Rows from a dataset of charts and code:
____________________
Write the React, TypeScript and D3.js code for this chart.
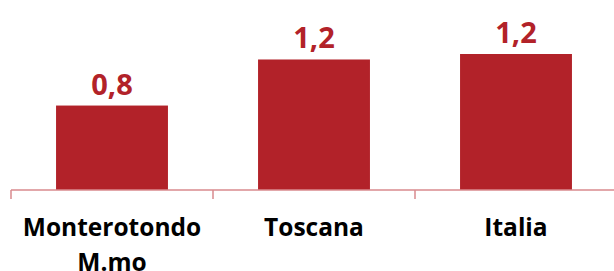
import React from 'react';
import * as d3 from 'd3';

const categories = ['Monterotondo M.mo', 'Toscana', 'Italia'];
const values = [0.77, 1.19, 1.24];

const width = 614;
const height = 271;
const barColor = '#b22229';
const axisColor = '#d98a8e';
const font = "'Open Sans', sans-serif";

function splitLabel(label: string) {
    // long names go on two lines, like the original
    return label.length > 12 ? label.split(' ') : [label];
}

export default function App() {
    const axisY = 190;

    const x = d3.scaleBand<string>()
        .domain(categories)
        .range([11, 617])
        .paddingInner(0.446)
        .paddingOuter(0.223);

    const band = d3.scaleBand<string>()
        .domain(categories)
        .range([11, 617]);

    const y = d3.scaleLinear()
        .domain([0, d3.max(values) as number])
        .range([axisY, 54]);

    const fmt = (v: number) => d3.format('.1f')(v).replace('.', ',');

    const ticks = [...categories.map((c) => band(c) as number), 617];

    return (
        <svg width={width} height={height} style={{ position: 'absolute', left: 0, top: 0 }} xmlns="http://www.w3.org/2000/svg">
            <rect width={width} height={height} fill="#fff" />
            {categories.map((c, i) => (
                <rect
                    key={`bar_${i}`}
                    x={x(c)}
                    y={y(values[i])}
                    width={x.bandwidth()}
                    height={axisY - y(values[i])}
                    fill={barColor}
                />
            ))}
            {categories.map((c, i) => (
                <text
                    key={`val_${i}`}
                    x={(x(c) as number) + x.bandwidth() / 2}
                    y={y(values[i]) - 11}
                    textAnchor="middle"
                    fill={barColor}
                    fontFamily={font}
                    fontWeight="bold"
                    fontSize={29}
                >
                    {fmt(values[i])}
                </text>
            ))}
            <line x1={11} x2={width} y1={axisY} y2={axisY} stroke={axisColor} strokeWidth={1.5} />
            {ticks.map((t, i) => (
                <line key={`tick_${i}`} x1={t} x2={t} y1={axisY} y2={axisY + 9} stroke={axisColor} strokeWidth={1.5} />
            ))}
            {categories.map((c, i) => (
                <text
                    key={`cat_${i}`}
                    x={(band(c) as number) + band.bandwidth() / 2}
                    y={236}
                    textAnchor="middle"
                    fill="#000"
                    fontFamily={font}
                    fontWeight="bold"
                    fontSize={24.5}
                >
                    {splitLabel(c).map((line, j) => (
                        <tspan key={j} x={(band(c) as number) + band.bandwidth() / 2} dy={j === 0 ? 0 : 35}>{line}</tspan>
                    ))}
                </text>
            ))}
        </svg>
    );
}
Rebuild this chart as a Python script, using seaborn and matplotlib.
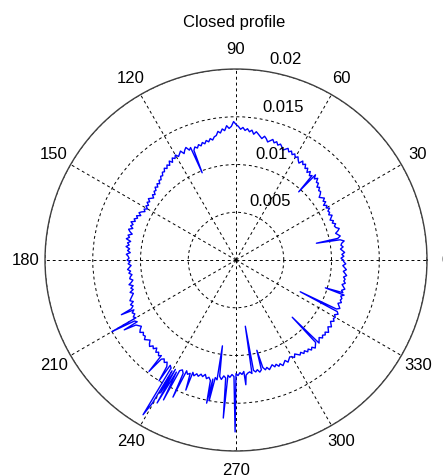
import numpy as np
import pandas as pd
import matplotlib
matplotlib.use("Agg")
import matplotlib.pyplot as plt
import seaborn as sns

# Profile radius sampled every degree (units of 1e-4), starting at 0 deg
radius_e4 = [
    112, 110, 113, 111, 114, 112, 110, 113, 111, 112,   # 0-9
    115, 111, 109, 112, 110, 108, 111, 113, 110, 109,   # 10-19
    111, 108, 110, 107, 109, 111, 108, 110, 109, 112,   # 20-29
    109, 111, 108, 112, 110, 113, 111, 109, 112, 114,   # 30-39
    113, 116, 114, 118, 117, 121, 118, 122, 119, 117,   # 40-49
    121, 118, 122, 120, 124, 122, 125, 121, 123, 126,   # 50-59
    124, 127, 125, 128, 126, 129, 127, 125, 128, 130,   # 60-69
    128, 131, 129, 132, 130, 128, 131, 133, 130, 132,   # 70-79
    134, 136, 133, 137, 135, 138, 136, 139, 137, 140,   # 80-89
    142, 145, 140, 138, 141, 136, 138, 134, 136, 132,   # 90-99
    131, 128, 130, 127, 129, 126, 128, 125, 127, 124,   # 100-109
    126, 123, 127, 125, 129, 127, 124, 128, 126, 124,   # 110-119
    127, 124, 126, 122, 125, 121, 123, 120, 122, 119,   # 120-129
    120, 117, 118, 115, 116, 113, 115, 112, 114, 111,   # 130-139
    112, 109, 111, 108, 110, 112, 109, 111, 108, 110,   # 140-149
    107, 110, 108, 111, 113, 110, 114, 112, 115, 113,   # 150-159
    117, 114, 116, 113, 117, 115, 112, 116, 114, 117,   # 160-169
    112, 115, 113, 116, 112, 114, 111, 115, 113, 112,   # 170-179
    114, 111, 113, 110, 112, 114, 111, 113, 110, 112,   # 180-189
    113, 110, 112, 115, 111, 114, 112, 116, 113, 115,   # 190-199
    117, 119, 116, 120, 118, 121, 119, 122, 120, 123,   # 200-209
    121, 124, 122, 125, 123, 121, 124, 126, 123, 125,   # 210-219
    124, 127, 125, 123, 126, 128, 125, 127, 124, 128,   # 220-229
    126, 129, 127, 130, 128, 131, 129, 133, 130, 132,   # 230-239
    134, 131, 133, 130, 128, 131, 127, 130, 128, 126,   # 240-249
    129, 126, 128, 125, 127, 124, 128, 126, 129, 127,   # 250-259
    125, 127, 123, 126, 122, 124, 121, 123, 120, 122,   # 260-269
    119, 121, 118, 120, 117, 121, 119, 118, 120, 117,   # 270-279
    119, 117, 120, 118, 116, 119, 117, 120, 118, 116,   # 280-289
    119, 117, 120, 118, 121, 119, 117, 120, 118, 116,   # 290-299
    117, 119, 116, 118, 120, 118, 121, 119, 122, 120,   # 300-309
    123, 121, 124, 122, 120, 123, 121, 119, 122, 120,   # 310-319
    122, 120, 123, 121, 119, 122, 120, 118, 121, 119,   # 320-329
    120, 118, 121, 119, 117, 120, 118, 116, 119, 117,   # 330-339
    118, 116, 119, 117, 115, 118, 116, 114, 117, 115,   # 340-349
    116, 114, 117, 115, 113, 116, 114, 112, 115, 113,   # 350-359
]
sample_deg = list(range(360))

# Isolated spikes in the trace: angle (deg) and tip radius (1e-4)
spike_deg = [11.8, 47.4, 111.2, 205.5, 210.0, 212.0, 232.0, 237.5, 239.0,
             239.7, 240.4, 241.1, 242.6, 245.3, 248.9, 258.4, 259.2, 261.0,
             265.4, 269.7, 274.5, 278.0, 283.0, 314.5, 333.7, 342.7]
spike_e4 = [86, 97, 98, 133, 150, 138, 148, 150, 189,
            174, 160, 171, 165, 158, 146, 153, 150, 91,
            166, 180, 131, 70, 97, 84, 75, 98]

r_ticks = [0.005, 0.01, 0.015, 0.02]
r_tick_labels = ["0.005", "0.01", "0.015", "0.02"]
theta_ticks = list(range(0, 360, 30))

# Merge the regular samples with the spikes and close the loop
deg = np.array(sample_deg + spike_deg, dtype=float)
rad = np.array(radius_e4 + spike_e4, dtype=float) * 1e-4
order = np.argsort(deg, kind="stable")
deg, rad = deg[order], rad[order]
deg = np.append(deg, deg[0] + 360)
rad = np.append(rad, rad[0])
df = pd.DataFrame({"theta": np.deg2rad(deg), "r": rad})

sns.set_style("white")
plt.rcParams["font.family"] = ["Liberation Sans", "DejaVu Sans"]
plt.rcParams["font.size"] = 12

fig = plt.figure(figsize=(4.43, 4.75), dpi=100)
fig.patch.set_facecolor("white")
ax = fig.add_axes([0.1016, 0.0505, 0.8623, 0.8042], projection="polar")
ax.set_facecolor("white")

sns.lineplot(data=df, x="theta", y="r", sort=False, estimator=None,
             color=(0, 0, 1), lw=1.0, ax=ax, legend=False)

ax.set_ylim(0, 0.02)
ax.set_xticks(np.deg2rad(theta_ticks))
ax.set_xticklabels([])
ax.set_yticks(r_ticks)
ax.set_yticklabels([])
ax.grid(True, color="black", lw=0.7, ls=(0, (3, 3)))
ax.tick_params(length=0)
ax.spines["polar"].set_color("0.25")
ax.spines["polar"].set_linewidth(1.0)
ax.set_xlabel("")
ax.set_ylabel("")

# Angle labels just outside the outer ring
for a in theta_ticks:
    ax.text(np.deg2rad(a), 0.022, str(a), ha="center", va="center",
            fontsize=12, color="black", clip_on=False)

# Radial labels along the 82 degree direction
for v, lab in zip(r_ticks, r_tick_labels):
    ax.annotate(lab, xy=(np.deg2rad(82), v), xytext=(6.5, 6.5),
                textcoords="offset pixels", ha="left", va="baseline",
                fontsize=12, color="black", annotation_clip=False)

fig.text(234 / 443, 1 - 27 / 475, "Closed profile", ha="center",
         va="baseline", fontsize=12, color="black")

fig.savefig("out.png", dpi=100)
____________________
What to produce:
Skip the pictures and quote each line of the entries above, from the first through the line with "const ticks = [...categories.map((c)", exactly as it appears.

Response to the exercise:
Write the React, TypeScript and D3.js code for this chart.
import React from 'react';
import * as d3 from 'd3';

const categories = ['Monterotondo M.mo', 'Toscana', 'Italia'];
const values = [0.77, 1.19, 1.24];

const width = 614;
const height = 271;
const barColor = '#b22229';
const axisColor = '#d98a8e';
const font = "'Open Sans', sans-serif";

function splitLabel(label: string) {
    // long names go on two lines, like the original
    return label.length > 12 ? label.split(' ') : [label];
}

export default function App() {
    const axisY = 190;

    const x = d3.scaleBand<string>()
        .domain(categories)
        .range([11, 617])
        .paddingInner(0.446)
        .paddingOuter(0.223);

    const band = d3.scaleBand<string>()
        .domain(categories)
        .range([11, 617]);

    const y = d3.scaleLinear()
        .domain([0, d3.max(values) as number])
        .range([axisY, 54]);

    const fmt = (v: number) => d3.format('.1f')(v).replace('.', ',');

    const ticks = [...categories.map((c) => band(c) as number), 617];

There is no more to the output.